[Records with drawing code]
########

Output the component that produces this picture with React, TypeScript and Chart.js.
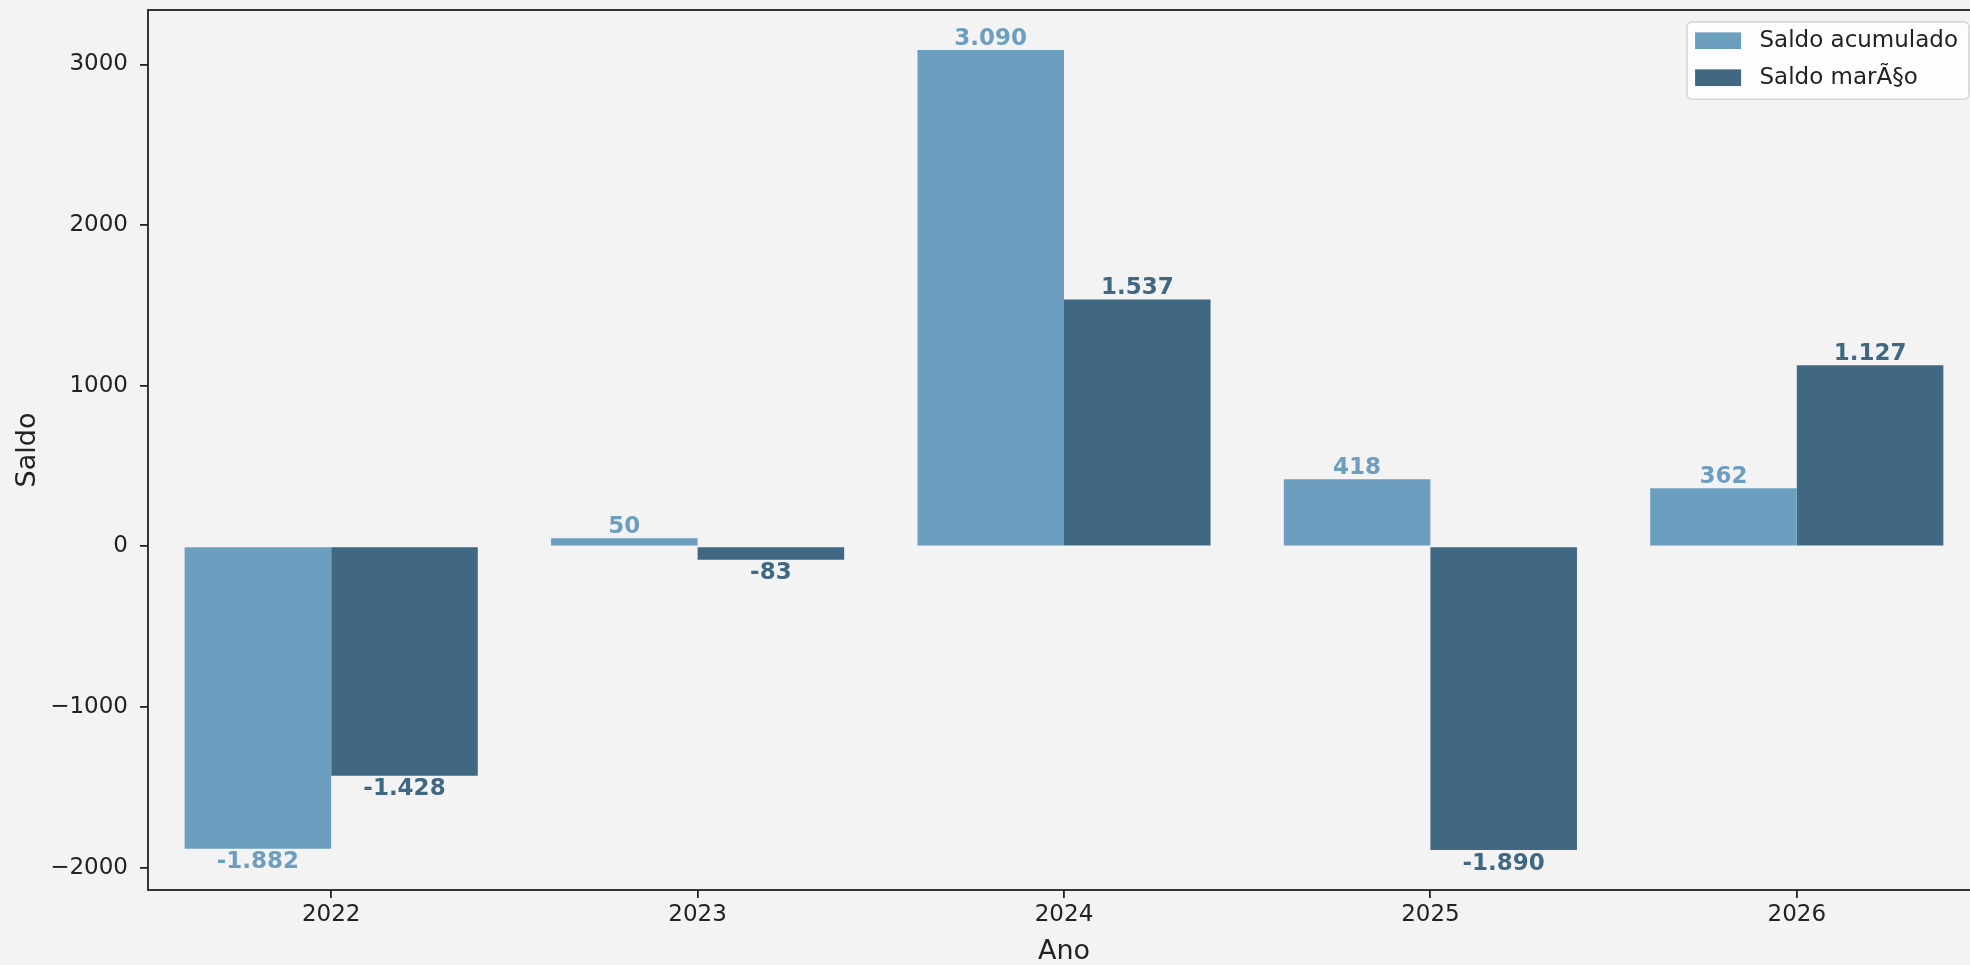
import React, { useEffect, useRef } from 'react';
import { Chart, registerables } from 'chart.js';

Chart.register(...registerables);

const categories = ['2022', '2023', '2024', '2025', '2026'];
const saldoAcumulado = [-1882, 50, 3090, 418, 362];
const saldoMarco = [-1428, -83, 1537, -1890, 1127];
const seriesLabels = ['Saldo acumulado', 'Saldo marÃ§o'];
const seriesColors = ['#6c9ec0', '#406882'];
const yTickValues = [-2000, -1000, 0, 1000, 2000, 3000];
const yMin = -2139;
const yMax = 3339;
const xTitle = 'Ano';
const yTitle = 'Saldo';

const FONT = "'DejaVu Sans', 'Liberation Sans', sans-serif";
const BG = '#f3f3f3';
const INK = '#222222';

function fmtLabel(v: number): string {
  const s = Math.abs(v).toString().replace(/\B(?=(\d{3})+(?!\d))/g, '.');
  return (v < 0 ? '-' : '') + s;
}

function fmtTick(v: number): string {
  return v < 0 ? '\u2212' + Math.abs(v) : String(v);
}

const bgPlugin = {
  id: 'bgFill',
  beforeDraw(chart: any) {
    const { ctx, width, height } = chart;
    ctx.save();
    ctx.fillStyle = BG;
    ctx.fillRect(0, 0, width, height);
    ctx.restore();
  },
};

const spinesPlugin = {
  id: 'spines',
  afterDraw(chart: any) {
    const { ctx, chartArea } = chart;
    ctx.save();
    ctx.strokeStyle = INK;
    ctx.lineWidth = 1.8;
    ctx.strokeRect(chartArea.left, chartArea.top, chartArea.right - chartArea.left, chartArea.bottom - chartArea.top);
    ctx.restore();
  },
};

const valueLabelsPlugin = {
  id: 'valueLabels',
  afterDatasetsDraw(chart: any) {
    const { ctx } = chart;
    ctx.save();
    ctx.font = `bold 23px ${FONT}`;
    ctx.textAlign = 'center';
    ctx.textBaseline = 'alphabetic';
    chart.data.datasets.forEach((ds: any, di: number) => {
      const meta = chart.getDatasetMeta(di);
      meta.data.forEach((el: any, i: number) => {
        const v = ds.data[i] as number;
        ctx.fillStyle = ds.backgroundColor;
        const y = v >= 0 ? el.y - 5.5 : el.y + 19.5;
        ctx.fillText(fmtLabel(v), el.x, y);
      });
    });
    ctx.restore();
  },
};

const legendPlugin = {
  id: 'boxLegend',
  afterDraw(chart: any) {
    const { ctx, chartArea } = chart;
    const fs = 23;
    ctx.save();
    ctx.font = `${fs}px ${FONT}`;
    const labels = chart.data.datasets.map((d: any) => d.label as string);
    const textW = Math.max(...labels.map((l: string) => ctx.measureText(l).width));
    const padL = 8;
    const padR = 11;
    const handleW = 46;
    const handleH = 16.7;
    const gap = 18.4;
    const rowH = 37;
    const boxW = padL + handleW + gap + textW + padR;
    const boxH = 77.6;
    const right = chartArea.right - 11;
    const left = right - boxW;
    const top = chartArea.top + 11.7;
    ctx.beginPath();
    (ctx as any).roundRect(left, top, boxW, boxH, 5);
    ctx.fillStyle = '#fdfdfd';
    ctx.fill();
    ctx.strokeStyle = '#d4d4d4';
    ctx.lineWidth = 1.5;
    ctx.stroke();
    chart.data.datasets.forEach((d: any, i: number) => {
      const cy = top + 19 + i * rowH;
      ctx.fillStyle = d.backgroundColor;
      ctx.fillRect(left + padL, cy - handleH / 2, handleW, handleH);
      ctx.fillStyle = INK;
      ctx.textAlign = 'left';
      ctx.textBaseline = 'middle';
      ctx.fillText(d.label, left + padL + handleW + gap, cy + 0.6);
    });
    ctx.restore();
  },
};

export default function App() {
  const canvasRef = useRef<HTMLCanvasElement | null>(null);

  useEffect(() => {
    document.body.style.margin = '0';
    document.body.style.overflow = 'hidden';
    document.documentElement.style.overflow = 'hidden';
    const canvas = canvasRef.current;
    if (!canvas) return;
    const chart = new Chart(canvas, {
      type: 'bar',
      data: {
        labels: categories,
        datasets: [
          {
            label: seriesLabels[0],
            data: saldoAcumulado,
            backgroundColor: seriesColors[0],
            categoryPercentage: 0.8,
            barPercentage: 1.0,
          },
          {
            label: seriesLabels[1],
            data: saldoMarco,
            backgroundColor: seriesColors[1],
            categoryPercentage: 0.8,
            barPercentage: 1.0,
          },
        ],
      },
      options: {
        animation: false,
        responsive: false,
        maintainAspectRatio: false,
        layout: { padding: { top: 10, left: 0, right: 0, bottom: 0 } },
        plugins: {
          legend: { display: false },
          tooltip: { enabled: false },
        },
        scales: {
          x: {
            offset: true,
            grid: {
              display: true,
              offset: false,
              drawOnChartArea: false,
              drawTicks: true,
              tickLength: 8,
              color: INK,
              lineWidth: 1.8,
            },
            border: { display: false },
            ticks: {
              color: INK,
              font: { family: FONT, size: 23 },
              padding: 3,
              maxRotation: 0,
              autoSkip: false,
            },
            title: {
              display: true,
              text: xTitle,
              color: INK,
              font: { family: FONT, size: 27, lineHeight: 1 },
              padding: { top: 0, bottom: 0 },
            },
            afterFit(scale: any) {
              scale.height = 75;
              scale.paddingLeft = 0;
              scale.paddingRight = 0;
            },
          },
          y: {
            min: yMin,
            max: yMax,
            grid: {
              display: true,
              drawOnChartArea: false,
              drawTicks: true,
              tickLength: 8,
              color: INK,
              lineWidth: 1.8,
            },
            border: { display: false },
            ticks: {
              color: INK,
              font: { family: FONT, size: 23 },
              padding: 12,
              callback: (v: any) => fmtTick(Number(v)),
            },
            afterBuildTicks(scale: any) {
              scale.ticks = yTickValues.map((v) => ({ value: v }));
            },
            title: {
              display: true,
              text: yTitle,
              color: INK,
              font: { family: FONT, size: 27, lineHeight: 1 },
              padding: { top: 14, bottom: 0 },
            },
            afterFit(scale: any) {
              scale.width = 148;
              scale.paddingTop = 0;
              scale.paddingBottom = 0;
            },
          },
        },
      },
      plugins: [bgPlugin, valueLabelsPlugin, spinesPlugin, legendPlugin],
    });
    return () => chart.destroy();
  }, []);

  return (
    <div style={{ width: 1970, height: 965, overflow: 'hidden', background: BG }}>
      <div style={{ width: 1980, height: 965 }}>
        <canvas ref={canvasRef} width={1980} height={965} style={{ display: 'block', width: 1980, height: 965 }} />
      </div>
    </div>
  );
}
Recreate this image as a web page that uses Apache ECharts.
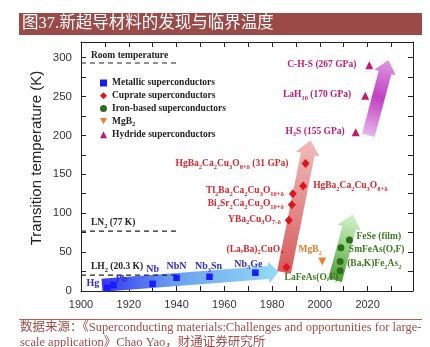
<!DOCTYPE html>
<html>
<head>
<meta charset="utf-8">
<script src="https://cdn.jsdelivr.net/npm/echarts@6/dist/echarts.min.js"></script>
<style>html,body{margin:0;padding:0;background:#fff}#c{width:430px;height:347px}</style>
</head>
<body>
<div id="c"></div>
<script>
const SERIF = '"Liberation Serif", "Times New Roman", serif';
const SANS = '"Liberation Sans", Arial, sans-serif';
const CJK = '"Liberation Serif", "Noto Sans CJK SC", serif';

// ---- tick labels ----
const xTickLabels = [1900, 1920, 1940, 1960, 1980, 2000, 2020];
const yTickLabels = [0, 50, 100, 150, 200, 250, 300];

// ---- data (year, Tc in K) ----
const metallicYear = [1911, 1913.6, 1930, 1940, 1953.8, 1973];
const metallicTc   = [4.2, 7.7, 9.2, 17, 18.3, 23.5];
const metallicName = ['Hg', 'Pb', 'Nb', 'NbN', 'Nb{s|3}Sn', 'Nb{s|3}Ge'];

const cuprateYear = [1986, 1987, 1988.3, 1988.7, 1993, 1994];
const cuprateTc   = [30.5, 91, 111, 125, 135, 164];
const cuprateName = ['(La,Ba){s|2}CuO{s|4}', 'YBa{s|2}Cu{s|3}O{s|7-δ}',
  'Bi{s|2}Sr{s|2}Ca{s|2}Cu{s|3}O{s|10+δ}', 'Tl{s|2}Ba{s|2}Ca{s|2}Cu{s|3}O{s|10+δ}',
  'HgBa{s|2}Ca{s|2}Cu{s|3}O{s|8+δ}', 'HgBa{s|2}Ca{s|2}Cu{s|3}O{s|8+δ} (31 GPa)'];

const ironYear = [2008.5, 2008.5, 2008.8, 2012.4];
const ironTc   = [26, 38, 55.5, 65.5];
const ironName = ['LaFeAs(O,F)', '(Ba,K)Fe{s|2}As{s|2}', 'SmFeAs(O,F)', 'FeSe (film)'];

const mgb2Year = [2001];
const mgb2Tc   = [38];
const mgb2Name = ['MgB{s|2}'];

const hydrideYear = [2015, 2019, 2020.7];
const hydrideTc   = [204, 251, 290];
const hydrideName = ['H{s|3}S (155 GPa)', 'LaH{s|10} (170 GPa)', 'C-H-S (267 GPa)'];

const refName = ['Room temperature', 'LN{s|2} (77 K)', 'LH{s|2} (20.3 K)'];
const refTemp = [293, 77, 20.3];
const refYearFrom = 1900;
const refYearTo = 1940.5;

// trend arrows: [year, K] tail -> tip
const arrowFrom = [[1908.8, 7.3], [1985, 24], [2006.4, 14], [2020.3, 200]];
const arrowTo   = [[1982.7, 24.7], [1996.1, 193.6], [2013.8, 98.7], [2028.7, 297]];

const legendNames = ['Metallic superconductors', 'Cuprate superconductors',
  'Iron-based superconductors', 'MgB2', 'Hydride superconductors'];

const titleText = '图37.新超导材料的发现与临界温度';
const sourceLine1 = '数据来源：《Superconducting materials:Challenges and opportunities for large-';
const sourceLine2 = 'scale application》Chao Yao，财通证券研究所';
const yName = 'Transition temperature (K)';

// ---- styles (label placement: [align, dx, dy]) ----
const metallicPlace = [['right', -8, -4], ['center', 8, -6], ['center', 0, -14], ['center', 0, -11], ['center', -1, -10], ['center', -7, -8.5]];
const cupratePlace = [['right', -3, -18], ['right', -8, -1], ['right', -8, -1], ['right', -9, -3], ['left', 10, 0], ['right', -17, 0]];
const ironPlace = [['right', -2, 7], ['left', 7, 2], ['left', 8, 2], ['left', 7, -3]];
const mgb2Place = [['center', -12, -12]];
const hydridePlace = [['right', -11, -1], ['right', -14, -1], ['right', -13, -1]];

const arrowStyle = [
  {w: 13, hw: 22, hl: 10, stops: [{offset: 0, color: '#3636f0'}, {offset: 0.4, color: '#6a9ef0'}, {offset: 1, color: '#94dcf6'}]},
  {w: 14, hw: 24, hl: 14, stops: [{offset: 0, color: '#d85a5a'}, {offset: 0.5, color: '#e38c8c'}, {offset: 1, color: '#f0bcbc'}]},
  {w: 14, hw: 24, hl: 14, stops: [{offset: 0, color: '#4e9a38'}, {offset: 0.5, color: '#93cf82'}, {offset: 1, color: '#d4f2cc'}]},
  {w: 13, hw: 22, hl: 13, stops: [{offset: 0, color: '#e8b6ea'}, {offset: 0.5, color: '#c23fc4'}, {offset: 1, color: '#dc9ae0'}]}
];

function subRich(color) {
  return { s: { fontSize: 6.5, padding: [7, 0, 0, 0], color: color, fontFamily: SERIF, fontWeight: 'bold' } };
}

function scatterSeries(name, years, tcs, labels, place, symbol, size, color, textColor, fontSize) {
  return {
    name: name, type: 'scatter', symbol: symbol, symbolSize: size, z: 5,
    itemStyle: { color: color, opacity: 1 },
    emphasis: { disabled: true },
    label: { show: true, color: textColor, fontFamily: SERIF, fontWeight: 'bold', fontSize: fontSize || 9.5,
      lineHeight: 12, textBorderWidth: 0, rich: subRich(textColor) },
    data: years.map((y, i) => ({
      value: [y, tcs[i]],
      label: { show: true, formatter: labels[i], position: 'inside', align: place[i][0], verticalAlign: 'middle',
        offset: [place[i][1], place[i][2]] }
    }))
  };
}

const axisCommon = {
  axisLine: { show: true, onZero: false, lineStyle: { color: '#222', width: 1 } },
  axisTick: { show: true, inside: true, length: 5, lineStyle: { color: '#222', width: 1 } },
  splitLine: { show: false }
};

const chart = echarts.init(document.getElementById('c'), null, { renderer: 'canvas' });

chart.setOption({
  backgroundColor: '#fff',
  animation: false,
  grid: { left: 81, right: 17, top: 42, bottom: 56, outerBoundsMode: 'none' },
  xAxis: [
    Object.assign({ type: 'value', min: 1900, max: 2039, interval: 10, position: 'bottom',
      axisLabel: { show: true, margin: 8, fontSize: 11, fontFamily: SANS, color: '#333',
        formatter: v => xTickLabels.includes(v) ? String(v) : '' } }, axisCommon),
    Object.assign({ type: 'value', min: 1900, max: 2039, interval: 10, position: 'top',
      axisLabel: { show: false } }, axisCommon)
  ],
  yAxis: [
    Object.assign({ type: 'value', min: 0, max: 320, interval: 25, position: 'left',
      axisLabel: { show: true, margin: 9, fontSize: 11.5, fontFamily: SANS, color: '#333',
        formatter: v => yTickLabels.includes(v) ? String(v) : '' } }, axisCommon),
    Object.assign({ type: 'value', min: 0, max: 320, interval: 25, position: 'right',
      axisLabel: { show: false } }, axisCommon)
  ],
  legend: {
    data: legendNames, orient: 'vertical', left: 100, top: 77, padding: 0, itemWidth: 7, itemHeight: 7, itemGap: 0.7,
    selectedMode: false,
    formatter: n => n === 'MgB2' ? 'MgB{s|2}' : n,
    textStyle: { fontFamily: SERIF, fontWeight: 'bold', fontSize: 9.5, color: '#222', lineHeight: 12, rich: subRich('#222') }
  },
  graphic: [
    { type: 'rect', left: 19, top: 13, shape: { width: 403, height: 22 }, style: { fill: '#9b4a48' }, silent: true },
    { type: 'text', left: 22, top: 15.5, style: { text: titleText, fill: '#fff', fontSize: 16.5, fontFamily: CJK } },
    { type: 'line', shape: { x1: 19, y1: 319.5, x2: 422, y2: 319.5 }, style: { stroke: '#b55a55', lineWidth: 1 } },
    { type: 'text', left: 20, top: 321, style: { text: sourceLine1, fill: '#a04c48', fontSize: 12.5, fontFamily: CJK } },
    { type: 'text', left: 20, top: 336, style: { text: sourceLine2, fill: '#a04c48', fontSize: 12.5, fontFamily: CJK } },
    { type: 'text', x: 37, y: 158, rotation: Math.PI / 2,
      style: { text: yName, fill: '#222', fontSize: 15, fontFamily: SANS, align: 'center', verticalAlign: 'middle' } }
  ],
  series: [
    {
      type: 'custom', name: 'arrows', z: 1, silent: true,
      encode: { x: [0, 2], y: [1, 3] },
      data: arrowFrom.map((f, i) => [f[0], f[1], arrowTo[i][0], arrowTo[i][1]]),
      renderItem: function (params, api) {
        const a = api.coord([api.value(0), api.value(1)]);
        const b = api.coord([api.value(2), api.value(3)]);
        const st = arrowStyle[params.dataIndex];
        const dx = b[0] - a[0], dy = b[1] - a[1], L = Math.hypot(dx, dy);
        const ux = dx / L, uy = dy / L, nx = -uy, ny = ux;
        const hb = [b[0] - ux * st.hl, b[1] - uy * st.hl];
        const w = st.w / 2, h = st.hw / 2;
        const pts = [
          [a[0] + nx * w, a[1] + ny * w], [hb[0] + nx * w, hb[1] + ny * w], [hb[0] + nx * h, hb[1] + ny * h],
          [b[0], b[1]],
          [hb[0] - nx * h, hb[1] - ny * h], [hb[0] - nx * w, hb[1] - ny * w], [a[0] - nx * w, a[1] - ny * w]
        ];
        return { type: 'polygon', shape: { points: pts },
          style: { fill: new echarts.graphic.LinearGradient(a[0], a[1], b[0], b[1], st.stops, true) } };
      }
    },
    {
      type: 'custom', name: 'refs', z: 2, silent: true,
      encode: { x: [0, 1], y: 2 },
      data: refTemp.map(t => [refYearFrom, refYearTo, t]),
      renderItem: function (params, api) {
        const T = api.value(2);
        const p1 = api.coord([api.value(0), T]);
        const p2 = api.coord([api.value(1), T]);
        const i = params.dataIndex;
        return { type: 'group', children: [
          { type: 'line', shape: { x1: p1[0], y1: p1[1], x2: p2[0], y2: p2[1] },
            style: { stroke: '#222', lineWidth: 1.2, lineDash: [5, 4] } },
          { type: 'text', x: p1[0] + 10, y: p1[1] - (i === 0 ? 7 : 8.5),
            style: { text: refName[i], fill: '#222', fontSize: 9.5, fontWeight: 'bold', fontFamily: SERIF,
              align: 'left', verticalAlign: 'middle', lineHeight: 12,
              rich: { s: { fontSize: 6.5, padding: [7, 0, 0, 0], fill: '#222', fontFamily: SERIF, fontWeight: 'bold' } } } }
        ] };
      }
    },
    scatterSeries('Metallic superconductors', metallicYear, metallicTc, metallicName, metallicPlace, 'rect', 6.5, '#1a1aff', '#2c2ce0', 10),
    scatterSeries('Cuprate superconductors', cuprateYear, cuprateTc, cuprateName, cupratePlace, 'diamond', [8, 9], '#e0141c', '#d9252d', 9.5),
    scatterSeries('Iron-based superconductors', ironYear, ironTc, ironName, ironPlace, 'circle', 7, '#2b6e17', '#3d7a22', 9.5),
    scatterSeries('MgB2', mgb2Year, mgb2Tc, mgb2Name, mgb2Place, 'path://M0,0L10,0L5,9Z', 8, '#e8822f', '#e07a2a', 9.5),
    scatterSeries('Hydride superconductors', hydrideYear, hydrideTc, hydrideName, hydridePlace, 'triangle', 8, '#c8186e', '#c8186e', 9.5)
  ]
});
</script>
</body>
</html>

########

▶ [Challenge] In the listing above, find the line with "Recreate this image" and the line with "const yTickLabels = [0, 50, 100, 150, 200, 250, 300];". Copy exactly those lines and all between them, minus the images.

▶ [Final result]
Recreate this image as a web page that uses Apache ECharts.
<!DOCTYPE html>
<html>
<head>
<meta charset="utf-8">
<script src="https://cdn.jsdelivr.net/npm/echarts@6/dist/echarts.min.js"></script>
<style>html,body{margin:0;padding:0;background:#fff}#c{width:430px;height:347px}</style>
</head>
<body>
<div id="c"></div>
<script>
const SERIF = '"Liberation Serif", "Times New Roman", serif';
const SANS = '"Liberation Sans", Arial, sans-serif';
const CJK = '"Liberation Serif", "Noto Sans CJK SC", serif';

// ---- tick labels ----
const xTickLabels = [1900, 1920, 1940, 1960, 1980, 2000, 2020];
const yTickLabels = [0, 50, 100, 150, 200, 250, 300];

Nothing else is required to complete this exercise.